A neighbor was killed at the time "because he didn't leave," she said. "His wife was like paralyzed. ... He was taking care of her." She said he was shot by a sniper from a distance.
"Of course we still have tears now," she said. She recalled that when the family reached the border of Macedonia, her grandmother was very sick. The older woman died at the border.
Mynevere Bushi said the family was dirty and hungry, and three Macedonian men provided showers and bread.
Asked about the declaration, she said, "We've been waiting for it like nine years now."
Since Sunday's declaration, the United States, France, Britain, Belgium and Germany have recognized Kosovo as a sovereign country. Russia, Serbia, Spain and others have refused so far to accept Kosovo's independence. A possible reason for Spain's reluctance may be that it has been battling Basque ethnic separatists for decades, according to The Associated Press.

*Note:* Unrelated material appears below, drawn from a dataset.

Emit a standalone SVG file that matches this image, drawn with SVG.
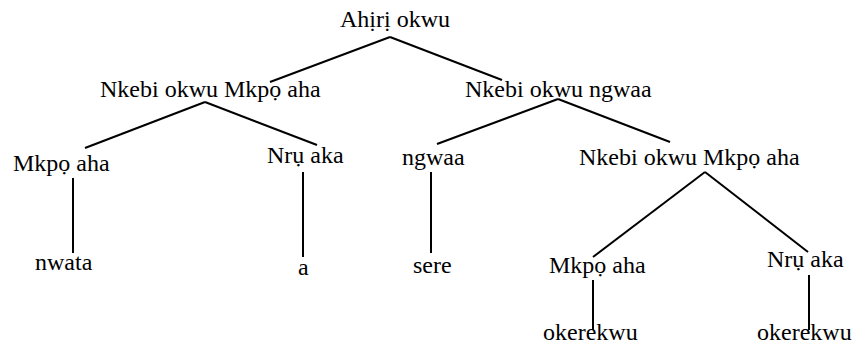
<svg xmlns="http://www.w3.org/2000/svg" width="854" height="345" viewBox="0 0 854 345">
<style>
text{font-family:"Liberation Serif","Times New Roman",serif;font-size:24px;fill:#000}
.e{stroke:#000;stroke-width:2;fill:none}
</style>
<rect width="854" height="345" fill="#fff"/>
<g id="connectors">
<line class="e" x1="390" y1="37" x2="270" y2="82"/>
<line class="e" x1="390" y1="37" x2="502" y2="80"/>
<line class="e" x1="205" y1="102" x2="85" y2="148"/>
<line class="e" x1="205" y1="102" x2="317" y2="145"/>
<line class="e" x1="558" y1="99" x2="437" y2="144"/>
<line class="e" x1="558" y1="99" x2="670" y2="142"/>
<line class="e" x1="73" y1="178" x2="73" y2="253"/>
<line class="e" x1="303" y1="172" x2="303" y2="257"/>
<line class="e" x1="431" y1="172" x2="431" y2="253"/>
<line class="e" x1="705" y1="172" x2="593" y2="257"/>
<line class="e" x1="705" y1="172" x2="808" y2="252"/>
<line class="e" x1="593" y1="280" x2="593" y2="330"/>
<line class="e" x1="809" y1="275" x2="809" y2="330"/>
</g>
<g id="root"><text x="340" y="27">Ahịrị okwu</text></g>
<g id="np1"><text x="100" y="97">Nkebi okwu Mkpọ aha</text></g>
<g id="vp"><text x="465" y="97">Nkebi okwu ngwaa</text></g>
<g id="n1"><text x="13" y="171">Mkpọ aha</text></g>
<g id="det1"><text x="267" y="163">Nrụ aka</text></g>
<g id="v"><text x="402" y="165">ngwaa</text></g>
<g id="np2"><text x="579" y="165">Nkebi okwu Mkpọ aha</text></g>
<g id="w1"><text x="35" y="270">nwata</text></g>
<g id="w2"><text x="298" y="275">a</text></g>
<g id="w3"><text x="413" y="273">sere</text></g>
<g id="n2"><text x="549" y="273">Mkpọ aha</text></g>
<g id="det2"><text x="767" y="267">Nrụ aka</text></g>
<g id="w4"><text x="543" y="340">okerekwu</text></g>
<g id="w5"><text x="757" y="340">okerekwu</text></g>
</svg>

At a United Nations Security Council emergency meeting, Boris Tadic, president of Serbia, insisted that declaration of independence was a flagrant violation of the 1999 U.N. Resolution 1244, which he said had reaffirmed the sovereignty and territorial integrity of Serbia, including Kosovo. The independence of Kosovo resulted from friction between the ethnic Albanian Kosovars and the Serbs who controlled the province until 1999 and still claim it as part of Serbia.
NATO officials have vowed not to allow violence in the region.

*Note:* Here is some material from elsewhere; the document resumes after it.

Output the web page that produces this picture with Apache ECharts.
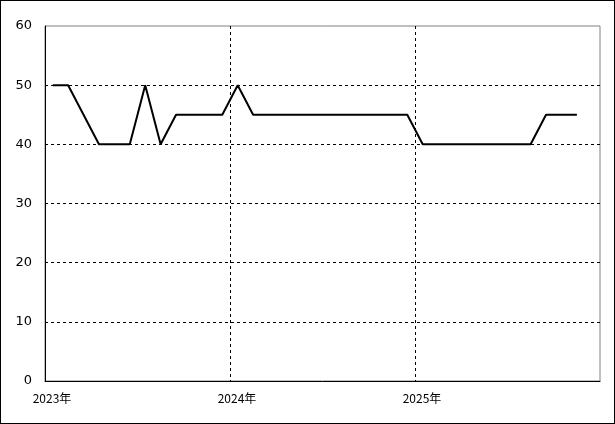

Buba Roth, formerly from Belgrade, Serbia, is hopeful peace can prevail, but worries that the move to independence could eventually spark violence and hesitant to comment because of the complexity of the situation."Whatever peaceful solution is there, I'm very happy with it," Roth explained.

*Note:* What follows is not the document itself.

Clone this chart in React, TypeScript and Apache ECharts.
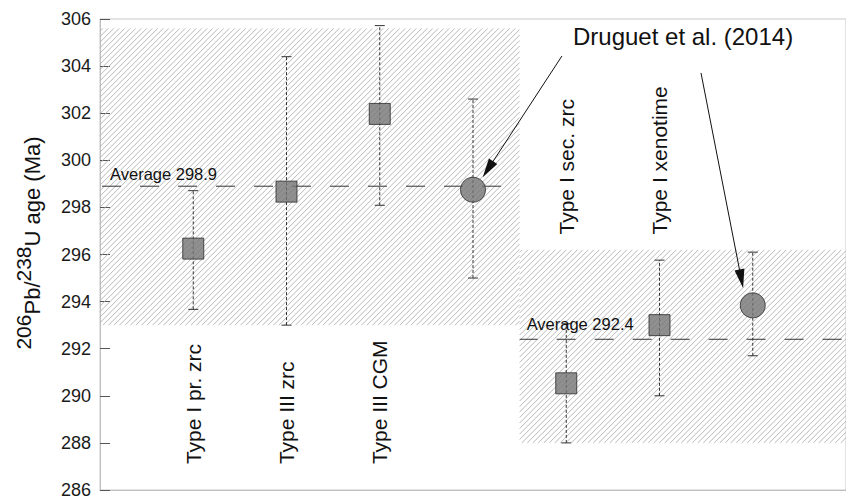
import React, { useEffect, useRef } from "react";
import * as echarts from "echarts";

const FONT = "'Liberation Sans', Arial, Helvetica, sans-serif";

// Sample slots along a hidden 0..8 horizontal value axis
const slots = [1, 2, 3, 4, 5, 6, 7];
const sampleNames = ["Type I pr. zrc", "Type III zrc", "Type III CGM", "", "Type I sec. zrc", "Type I xenotime", ""];
const ages = [296.25, 298.67, 301.97, 298.75, 290.53, 293.0, 293.84];
const ageLow = [293.67, 293.0, 298.09, 295.0, 288.0, 290.0, 291.7];
const ageHigh = [298.71, 304.4, 305.72, 302.6, 293.06, 295.76, 296.1];
const markerKinds = ["square", "square", "square", "circle", "square", "square", "circle"];

// Two age populations: weighted averages and their uncertainty bands
const groupAverages = [298.9, 292.4];
const groupFrom = [0, 4.5];
const groupTo = [4.5, 8];
const bandLow = [293.0, 288.0];
const bandHigh = [305.6, 296.2];

const yTicks = { min: 286, max: 306, interval: 2 };

export default function App() {
  const ref = useRef<HTMLDivElement>(null);

  useEffect(() => {
    if (!ref.current) return;
    const chart = echarts.init(ref.current, null, { renderer: "svg" });

    const hatchData = groupFrom.map((f, i) => [f, groupTo[i], bandLow[i], bandHigh[i]]);

    const hatchSeries = {
      type: "custom",
      z: 1,
      silent: true,
      data: hatchData,
      renderItem: (_p: any, api: any) => {
        const tl = api.coord([api.value(0), api.value(3)]);
        const br = api.coord([api.value(1), api.value(2)]);
        const x0 = tl[0], y0 = tl[1], x1 = br[0], y1 = br[1];
        const step = 5.5;
        const children: any[] = [];
        for (let k = x0 + y0 + step / 2; k < x1 + y1; k += step) {
          const sx = Math.max(x0, k - y1);
          const ex = Math.min(x1, k - y0);
          if (ex <= sx) continue;
          children.push({
            type: "line",
            shape: { x1: sx, y1: k - sx, x2: ex, y2: k - ex },
            style: { stroke: "#b0b0b0", lineWidth: 0.9 },
          });
        }
        return { type: "group", children };
      },
    };

    const averageLines = groupAverages.map((avg, i) => ({
      type: "line",
      z: 2,
      silent: true,
      symbol: "none",
      data: [[groupFrom[i], avg], [groupTo[i], avg]],
      lineStyle: { color: "#333", width: 1, type: [19, 19], dashOffset: i === 0 ? 36 : 1 },
    }));

    const errorBars = {
      type: "custom",
      z: 3,
      silent: true,
      data: slots.map((x, i) => [x, ageLow[i], ageHigh[i]]),
      renderItem: (_p: any, api: any) => {
        const x = api.value(0);
        const lo = api.coord([x, api.value(1)]);
        const hi = api.coord([x, api.value(2)]);
        const half = 5;
        const solid = { stroke: "#333", lineWidth: 1 };
        return {
          type: "group",
          children: [
            { type: "line", shape: { x1: lo[0], y1: lo[1], x2: hi[0], y2: hi[1] }, style: { stroke: "#333", lineWidth: 1, lineDash: [3, 2] } },
            { type: "line", shape: { x1: lo[0] - half, y1: lo[1], x2: lo[0] + half, y2: lo[1] }, style: solid },
            { type: "line", shape: { x1: hi[0] - half, y1: hi[1], x2: hi[0] + half, y2: hi[1] }, style: solid },
          ],
        };
      },
    };

    const markerStyle = { color: "#747474", borderColor: "#2a2a2a", borderWidth: 1 };

    const squares = {
      type: "scatter",
      z: 4,
      silent: true,
      symbol: "rect",
      symbolSize: 21,
      itemStyle: markerStyle,
      data: slots.map((x, i) => (markerKinds[i] === "square" ? [x, ages[i]] : null)).filter(Boolean),
    };

    const circles = {
      type: "scatter",
      z: 4,
      silent: true,
      symbol: "circle",
      symbolSize: 25,
      itemStyle: markerStyle,
      data: slots.map((x, i) => (markerKinds[i] === "circle" ? [x, ages[i]] : null)).filter(Boolean),
      markLine: {
        silent: true,
        symbol: ["none", "triangle"],
        symbolSize: [10, 19],
        label: { show: false },
        lineStyle: { color: "#111", width: 1, type: "solid" },
        data: [
          [{ coord: [4.954, 304.43] }, { coord: [4.16, 299.62] }],
          [{ coord: [6.445, 303.71] }, { coord: [6.877, 294.97] }],
        ],
      },
    };

    const staticGraphics: any[] = [
      {
        type: "text",
        x: 28,
        y: 243,
        rotation: Math.PI / 2,
        style: {
          text: "{sup|206}{n|Pb/}{sup|238}{n|U age (Ma)}",
          align: "center",
          verticalAlign: "middle",
          fill: "#111",
          fontFamily: FONT,
          fontSize: 22,
          rich: {
            sup: { fontSize: 21, fontFamily: FONT, fill: "#111", verticalAlign: "top", padding: [0, 0, 10, 0] },
            n: { fontSize: 22, fontFamily: FONT, fill: "#111", verticalAlign: "bottom" },
          },
        },
      },
      {
        type: "text",
        x: 573,
        y: 36,
        style: {
          text: "Druguet et al. (2014)",
          fontSize: 24,
          fontFamily: FONT,
          fill: "#111",
          verticalAlign: "middle",
        },
      },
    ];

    chart.setOption({
      animation: false,
      backgroundColor: "#fff",
      textStyle: { fontFamily: FONT },
      grid: {
        left: 100,
        right: -1,
        top: 19,
        bottom: 8,
        show: true,
        borderColor: "#c8c8c8",
        borderWidth: 1,
      },
      xAxis: {
        type: "value",
        min: 0,
        max: 8,
        axisLine: { show: true, lineStyle: { color: "#c0c0c0" } },
        axisTick: { show: false },
        axisLabel: { show: false },
        splitLine: { show: false },
      },
      yAxis: {
        type: "value",
        min: yTicks.min,
        max: yTicks.max,
        interval: yTicks.interval,
        axisLine: { show: true, lineStyle: { color: "#c0c0c0" } },
        axisTick: { show: true, inside: true, length: 10, lineStyle: { color: "#555" } },
        axisLabel: { fontSize: 18, color: "#1a1a1a", margin: 9, fontFamily: FONT },
        splitLine: { show: false },
      },
      graphic: staticGraphics,
      series: [hatchSeries, ...averageLines, errorBars, squares, circles],
    });

    // Text placed from data coordinates: rotated sample names and average captions
    const toPx = (x: number, y: number) => chart.convertToPixel({ gridIndex: 0 }, [x, y]) as number[];
    const nameAnchor = (i: number) => (i < 4 ? bandLow[0] - 5.9 : bandHigh[1] + 0.65);

    const nameTexts = slots
      .map((x, i) => ({ x, i }))
      .filter(({ i }) => sampleNames[i] !== "")
      .map(({ x, i }) => {
        const p = toPx(x, nameAnchor(i));
        return {
          type: "text",
          x: p[0],
          y: p[1],
          rotation: Math.PI / 2,
          z: 10,
          style: {
            text: sampleNames[i],
            fontSize: 21,
            fontFamily: FONT,
            fill: "#111",
            align: "left",
            verticalAlign: "middle",
          },
        };
      });

    const averageTexts = groupAverages.map((avg, i) => {
      const p = toPx(groupFrom[i], avg);
      return {
        type: "text",
        x: p[0] + (i === 0 ? 10 : 7),
        y: p[1] - (i === 0 ? 12 : 15),
        z: 10,
        style: {
          text: `Average ${avg.toFixed(1)}`,
          fontSize: 16.5,
          fontFamily: FONT,
          fill: "#111",
          align: "left",
          verticalAlign: "middle",
        },
      };
    });

    chart.setOption({ graphic: [...staticGraphics, ...nameTexts, ...averageTexts] });

    return () => chart.dispose();
  }, []);

  return (
    <div
      ref={ref}
      style={{ position: "fixed", left: 0, top: 0, width: 846, height: 499, background: "#fff" }}
    />
  );
}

"The only comment is I hope this is not going to turn into larger violence, not only in Balkans but in Europe," she said.
Fazli Drenca, a West Jordan resident who became a refugee from Skenderai, Kosovo, in 1989, exclaimed, "Oh man! There's nothing better than that (independence) in my entire life.The good thing is separation 'from those idiots,'" he said.
If he had not left, Drenca said,"they would probably capture me or kill me or put me in prison for life."
"After this act, the world will no longer be the same," he said, quoted in a U.N. summary. Tadic said many countries in the United Nations have separatist movements, and asked, "Are we all aware of the precedent that is being set and are we aware of the catastrophic consequences that it may lead to?"
The declaration came nearly nine years after NATO bombed Serbia to end what State Department Undersecretary Nicholas Burns calls "the attempted ethnic cleansing of more than 1 million Kosovar Albanian Muslims."In a briefing earlier this week, Burns also provided a nutshell description of recent events in Kosovo. He referred to the brutal war that (former Serbian President Slobodan) Milosevic fought with them, and of course, the NATO intervention in 1999 and nine years of United Nations rule since then."